Exporters facing more woes as euro could hit 90p by end of year

Currency has surged 16% against sterling since Brexit vote and talk of ‘hard’ exit

The euro has risen almost 2 per cent since the weekend to a five-year high of 88.4p on Wednesday

The euro has risen almost 2 per cent since the weekend to a five-year high of 88.4p on Wednesday

 

The Taoiseach has warned that exporters now face into a “very different” marketplace after the UK’s June Brexit vote.

“This is an important time for exporters, who face a very different landscape now after the decision by the British electorate to leave the European Union,” Enda Kenny said on Wednesday, addressing the launch of Enterprise Ireland’s International Markets Week event in Dublin.

Also speaking at the event, Enterprise Ireland chief executive Julie Sinnamon said there was no doubt Irish companies were navigating through “choppy waters” following the UK vote .

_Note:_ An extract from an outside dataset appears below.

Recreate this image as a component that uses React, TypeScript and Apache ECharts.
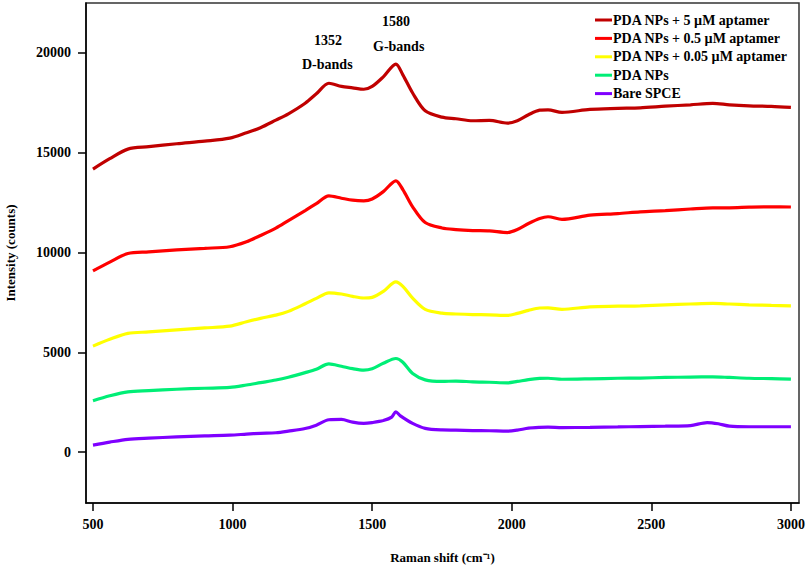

The agency this week launched its “Global Ambition” campaign, aimed at encouraging Irish companies to seek alternative markets.

The initiative comes as Ireland’s exporters and tourism industry, grappling with a 16 per cent surge in the euro against sterling since the Brexit vote, face the headache of the exchange rate hitting 90p by the end of the year, according to analysts.

The euro has surged as much as 2 per cent since the weekend to a five-year high of 88.4p on Wednesday after the British prime minister, Theresa May, promised over the weekend to start Brexit talks by the end of March, sparking concerns of a so-called “hard exit” from the EU.

The single currency pulled back to 87.9p by the time European traders left their desks.

Short sterling trade

Justin Doyle, a senior foreign exchange trader at Investec in Dublin, said that a market that had been “wrong-footed” by Ms May was now being driven by participants who were “repositioning and rejoining the short sterling trade”. This means that more currency investors are placing market bets that the currency will weaken even further against the euro.

“A 200-point move in two days from the mid £0.86s to the mid £0.88s in less than a week certainly means that £0.90 is in the crosshairs,” Mr Doyle said. This level, last seen in July 2011, may be tested before the year is out, he added.

Elsewhere, Swiss banking giant UBS also forecast that the euro will rise to 90p by the time this year is over.

“Something really needs to be done to protect exporters,” said Simon McKeever, chief executive of the Irish Exporters Association. “This has gone up a whole level now since Theresa May’s statement. It is the smaller businesses, particularly in the food and drink sector, that are really feeling the pain.”

Tourism is among the economic sectors most exposed to the sterling fluctuation: British citizens account for about 40 per cent of overseas visitors to Ireland. The UK, which gets cheaper with every drop in sterling, is also Ireland’s biggest competitor for the other 60 per cent.

Alex Connolly, head of communications with Fáilte Ireland, said the State tourism agency is “closely monitoring” the currency fluctuation. It is “challenging” for Irish tourism, which is otherwise booming, he said.

Fáilte Ireland said preliminary data suggests that British tourists are already finding Ireland to be less value than it was.